** start of Data for the task **

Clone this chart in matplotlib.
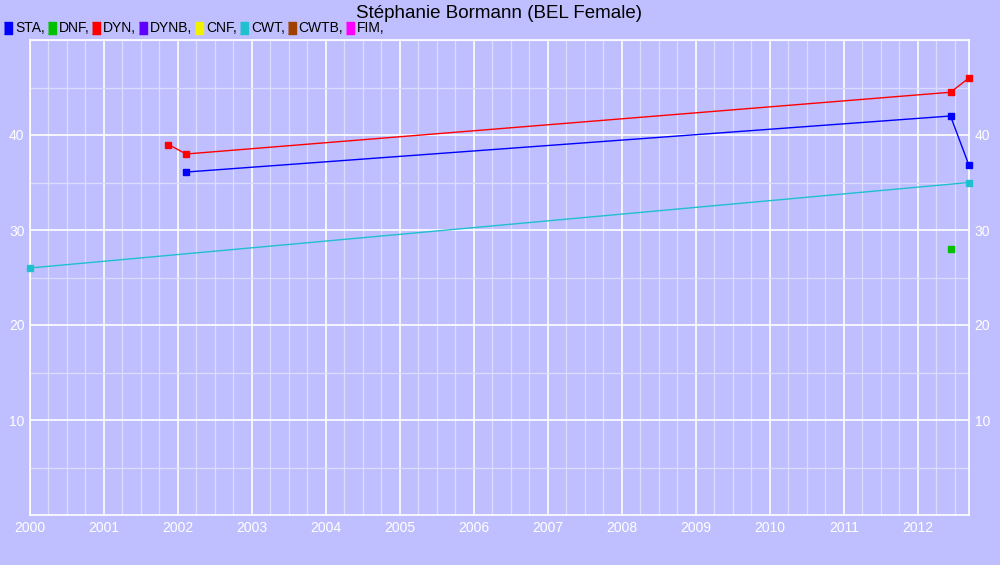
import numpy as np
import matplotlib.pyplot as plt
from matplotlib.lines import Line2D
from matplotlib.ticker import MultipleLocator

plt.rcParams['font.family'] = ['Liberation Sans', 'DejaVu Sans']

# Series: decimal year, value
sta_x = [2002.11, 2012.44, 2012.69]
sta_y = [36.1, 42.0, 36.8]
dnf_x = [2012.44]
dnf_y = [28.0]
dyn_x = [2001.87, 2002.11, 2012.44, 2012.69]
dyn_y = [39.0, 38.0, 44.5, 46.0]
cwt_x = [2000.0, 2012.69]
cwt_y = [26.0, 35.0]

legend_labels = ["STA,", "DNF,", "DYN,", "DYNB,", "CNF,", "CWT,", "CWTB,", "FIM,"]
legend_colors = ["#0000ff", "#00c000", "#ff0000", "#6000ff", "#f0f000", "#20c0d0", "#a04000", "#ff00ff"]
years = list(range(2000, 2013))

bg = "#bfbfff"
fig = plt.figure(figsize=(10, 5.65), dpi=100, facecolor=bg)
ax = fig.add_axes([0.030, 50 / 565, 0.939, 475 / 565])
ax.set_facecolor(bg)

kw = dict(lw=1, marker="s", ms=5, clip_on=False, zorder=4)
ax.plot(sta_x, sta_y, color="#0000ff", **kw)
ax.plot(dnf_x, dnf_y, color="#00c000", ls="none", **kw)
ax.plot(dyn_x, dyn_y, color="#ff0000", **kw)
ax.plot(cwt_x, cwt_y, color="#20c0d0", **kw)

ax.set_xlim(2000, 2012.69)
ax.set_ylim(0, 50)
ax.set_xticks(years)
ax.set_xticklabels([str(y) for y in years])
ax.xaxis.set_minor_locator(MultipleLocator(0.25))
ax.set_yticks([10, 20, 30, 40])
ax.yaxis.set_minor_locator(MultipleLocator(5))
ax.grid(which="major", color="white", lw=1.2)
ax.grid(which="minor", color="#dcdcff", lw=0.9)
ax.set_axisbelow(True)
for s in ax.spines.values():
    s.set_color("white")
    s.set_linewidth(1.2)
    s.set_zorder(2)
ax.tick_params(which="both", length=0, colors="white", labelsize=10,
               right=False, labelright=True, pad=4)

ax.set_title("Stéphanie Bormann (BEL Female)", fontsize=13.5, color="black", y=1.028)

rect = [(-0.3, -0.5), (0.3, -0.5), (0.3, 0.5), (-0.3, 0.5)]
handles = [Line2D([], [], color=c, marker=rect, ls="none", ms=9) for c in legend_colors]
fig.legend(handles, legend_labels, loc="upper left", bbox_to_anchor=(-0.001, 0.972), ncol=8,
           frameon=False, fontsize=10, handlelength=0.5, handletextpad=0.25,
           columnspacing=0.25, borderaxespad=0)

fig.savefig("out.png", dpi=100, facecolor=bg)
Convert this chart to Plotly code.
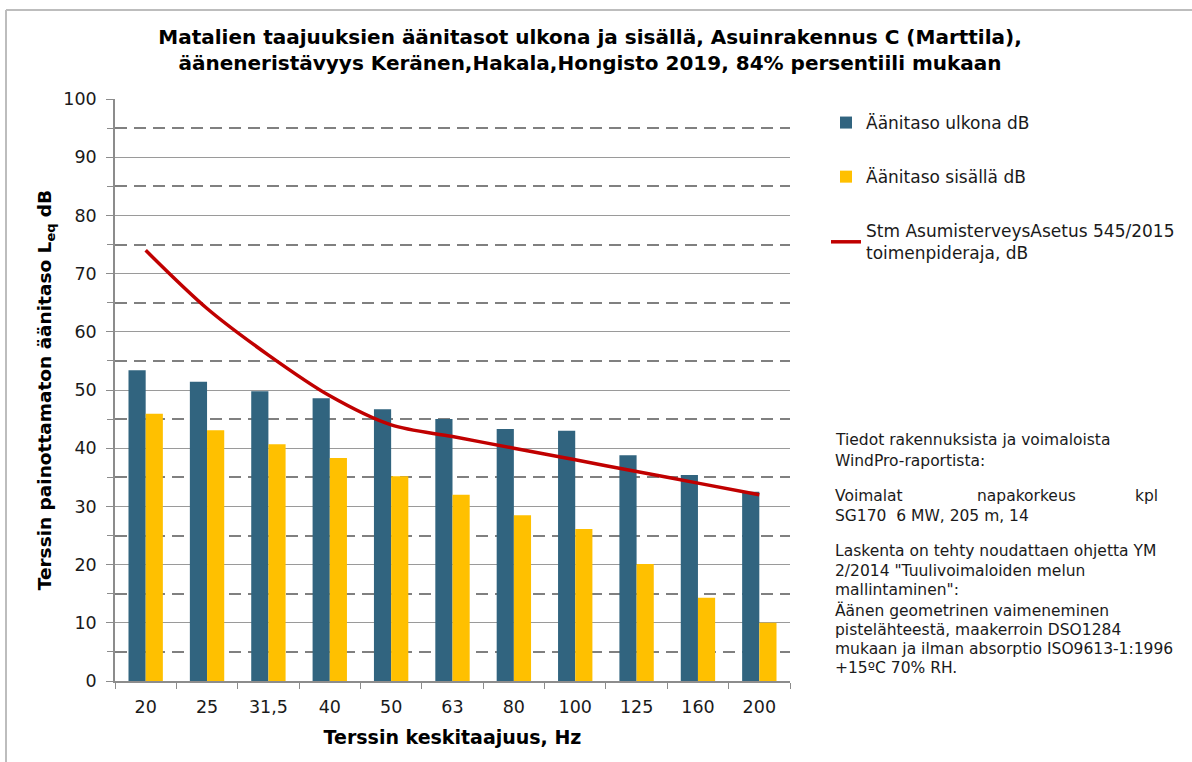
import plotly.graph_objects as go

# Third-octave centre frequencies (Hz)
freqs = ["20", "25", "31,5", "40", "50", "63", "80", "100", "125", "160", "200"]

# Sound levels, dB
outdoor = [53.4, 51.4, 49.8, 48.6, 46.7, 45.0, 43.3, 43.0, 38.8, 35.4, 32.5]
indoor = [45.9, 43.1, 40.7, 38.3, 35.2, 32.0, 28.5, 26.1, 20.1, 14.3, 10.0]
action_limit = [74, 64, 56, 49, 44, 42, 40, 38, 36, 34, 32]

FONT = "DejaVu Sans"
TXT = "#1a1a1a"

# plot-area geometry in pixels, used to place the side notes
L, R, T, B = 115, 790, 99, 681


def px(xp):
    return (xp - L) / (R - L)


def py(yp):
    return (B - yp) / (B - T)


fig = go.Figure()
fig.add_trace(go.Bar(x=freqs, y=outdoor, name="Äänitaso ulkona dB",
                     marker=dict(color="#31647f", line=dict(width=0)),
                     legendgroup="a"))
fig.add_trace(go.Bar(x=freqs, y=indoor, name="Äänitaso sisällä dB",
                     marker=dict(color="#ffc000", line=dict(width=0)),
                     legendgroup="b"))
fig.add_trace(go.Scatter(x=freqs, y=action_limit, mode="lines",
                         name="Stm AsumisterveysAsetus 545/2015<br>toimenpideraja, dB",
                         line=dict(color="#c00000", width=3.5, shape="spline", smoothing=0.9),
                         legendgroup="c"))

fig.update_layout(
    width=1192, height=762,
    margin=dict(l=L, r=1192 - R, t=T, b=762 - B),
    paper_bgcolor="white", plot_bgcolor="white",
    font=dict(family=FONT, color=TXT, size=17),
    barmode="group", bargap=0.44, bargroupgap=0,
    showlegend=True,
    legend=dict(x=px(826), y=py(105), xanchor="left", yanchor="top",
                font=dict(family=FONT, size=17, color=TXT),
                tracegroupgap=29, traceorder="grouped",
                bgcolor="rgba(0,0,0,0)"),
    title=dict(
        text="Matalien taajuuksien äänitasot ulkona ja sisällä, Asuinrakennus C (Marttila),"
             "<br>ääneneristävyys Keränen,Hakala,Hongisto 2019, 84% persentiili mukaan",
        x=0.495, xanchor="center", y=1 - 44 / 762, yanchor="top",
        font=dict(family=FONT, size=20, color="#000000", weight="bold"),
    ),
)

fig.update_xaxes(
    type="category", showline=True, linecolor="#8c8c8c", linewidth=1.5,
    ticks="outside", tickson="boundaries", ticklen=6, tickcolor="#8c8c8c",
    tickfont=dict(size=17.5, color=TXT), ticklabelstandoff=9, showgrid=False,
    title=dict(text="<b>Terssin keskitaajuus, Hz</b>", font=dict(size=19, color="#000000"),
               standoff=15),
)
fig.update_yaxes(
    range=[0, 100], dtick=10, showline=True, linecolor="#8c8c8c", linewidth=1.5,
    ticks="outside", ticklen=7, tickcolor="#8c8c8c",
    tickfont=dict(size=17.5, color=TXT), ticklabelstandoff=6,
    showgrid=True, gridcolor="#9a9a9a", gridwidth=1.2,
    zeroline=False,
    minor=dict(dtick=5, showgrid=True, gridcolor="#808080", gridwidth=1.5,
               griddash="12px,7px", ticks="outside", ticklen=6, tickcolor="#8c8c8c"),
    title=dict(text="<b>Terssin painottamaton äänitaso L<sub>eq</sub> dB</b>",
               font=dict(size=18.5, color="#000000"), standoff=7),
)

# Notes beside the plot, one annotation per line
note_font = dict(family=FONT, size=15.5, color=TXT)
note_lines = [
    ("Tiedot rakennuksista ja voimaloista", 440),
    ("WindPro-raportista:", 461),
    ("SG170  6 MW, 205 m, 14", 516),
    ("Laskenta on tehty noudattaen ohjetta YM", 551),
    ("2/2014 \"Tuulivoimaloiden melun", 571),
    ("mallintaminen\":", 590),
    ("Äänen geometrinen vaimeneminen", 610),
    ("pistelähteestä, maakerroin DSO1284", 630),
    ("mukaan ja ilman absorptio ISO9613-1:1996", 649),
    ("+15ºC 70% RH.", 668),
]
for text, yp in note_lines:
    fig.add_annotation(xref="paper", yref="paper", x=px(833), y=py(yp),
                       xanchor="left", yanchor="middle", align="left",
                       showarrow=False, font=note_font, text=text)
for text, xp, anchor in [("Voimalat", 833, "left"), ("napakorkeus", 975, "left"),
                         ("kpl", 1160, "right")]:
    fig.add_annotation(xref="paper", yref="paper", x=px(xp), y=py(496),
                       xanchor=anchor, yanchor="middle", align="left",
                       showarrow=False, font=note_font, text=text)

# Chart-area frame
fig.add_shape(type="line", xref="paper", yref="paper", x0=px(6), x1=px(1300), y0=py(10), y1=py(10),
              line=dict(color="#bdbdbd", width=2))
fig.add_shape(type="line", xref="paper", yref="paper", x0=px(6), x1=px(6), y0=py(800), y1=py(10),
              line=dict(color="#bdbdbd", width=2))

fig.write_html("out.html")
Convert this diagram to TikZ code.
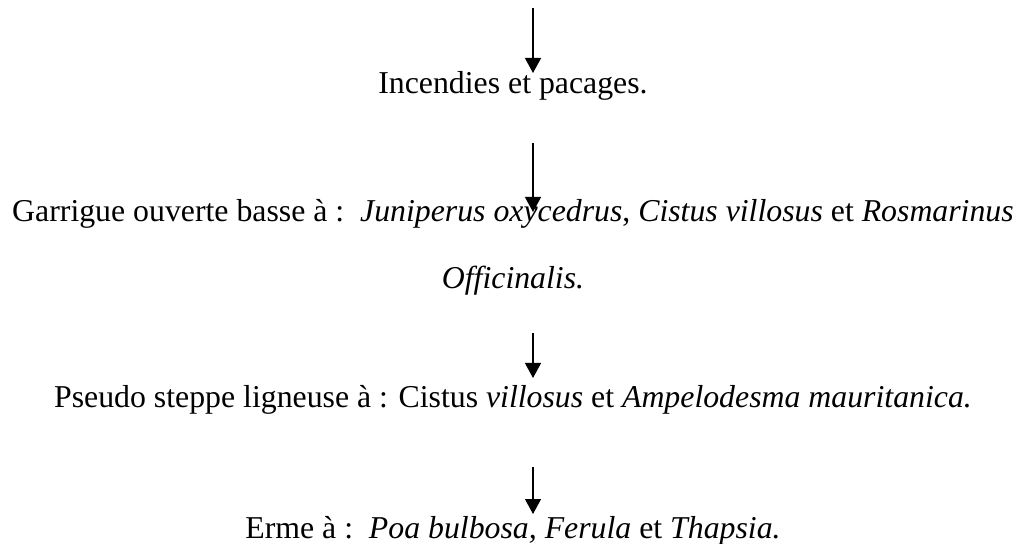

** end of Data for the task **

Looking at the data above, show all lines where the word "matplotlib" occurs.

Response below:
Clone this chart in matplotlib.
import matplotlib.pyplot as plt
from matplotlib.lines import Line2D
from matplotlib.ticker import MultipleLocator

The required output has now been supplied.